The King’s Bastion originally faced Nyborg Fjord. From its site the moat water could flow into the fjord, in which case the moat would run dry and could then be forced by an enemy. Moreover, such a situation would also affect the town’s water supply; nor could the mill function without water. To avoid such a predicament, an embankment was raised across the moat. This was a sort of dam made of large stones and bricks. Its top was very narrow and covered with a small gable roof to prevent movement along it. It was, moreover, closed off by a bricked-in tower placed in the middle of the embankment, so that it could not be crossed by foot.
In Nyborg’s case this structure was called the “White Virgin” – it was whitewashed to facilitate observation of anyone trying to force the embankment. Because of decay and danger of subsidence large amounts of earth were piled onto the inner side of the embankment, and in time these formed a causeway which could be crossed. The “White Virgin” thus ceased to be a hindering, but was fortunately preserved. It stands today on the street called Kongens Bastionsvej, which is situated over the above-mentioned causeway.
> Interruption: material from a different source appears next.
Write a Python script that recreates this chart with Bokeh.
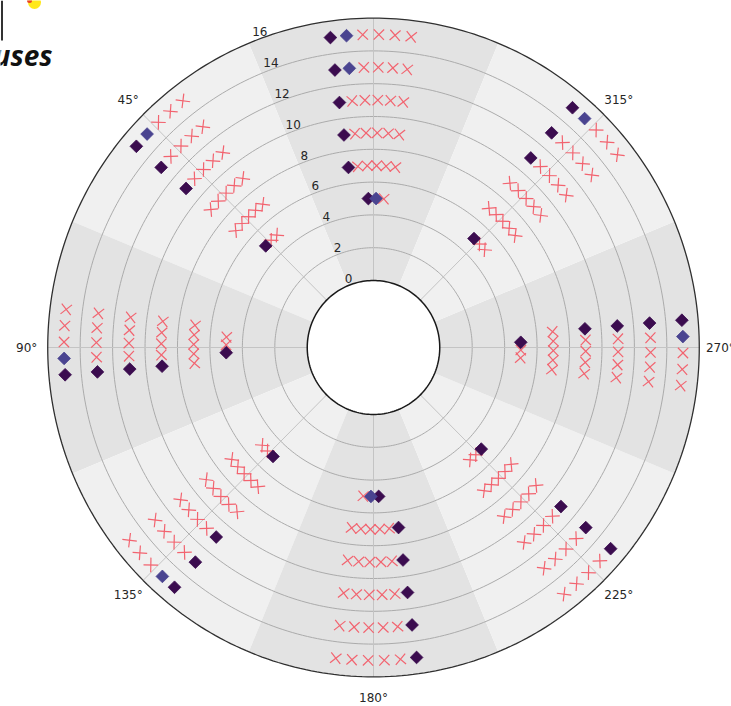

The “White Virgin” is the only extant tower of its kind in Denmark. A curious legend is attached to the “White Virgin”. The name refers to Rigborg Brockenhuus, who bore an “illicit” child, and to punish her her father, the Lord-Lieutenant of Nyborg Castle, had her “walled in”. Local folklore places her tomb in the “White Virgin”!
It is key to understanding the appearance and layout of Nyborg. As far back as the Middle Ages, water was dammed here so that it could be channelled around the castle and the town. The medieval dam is under the water, a little way inside the moat, which is the remains of the old castle lake.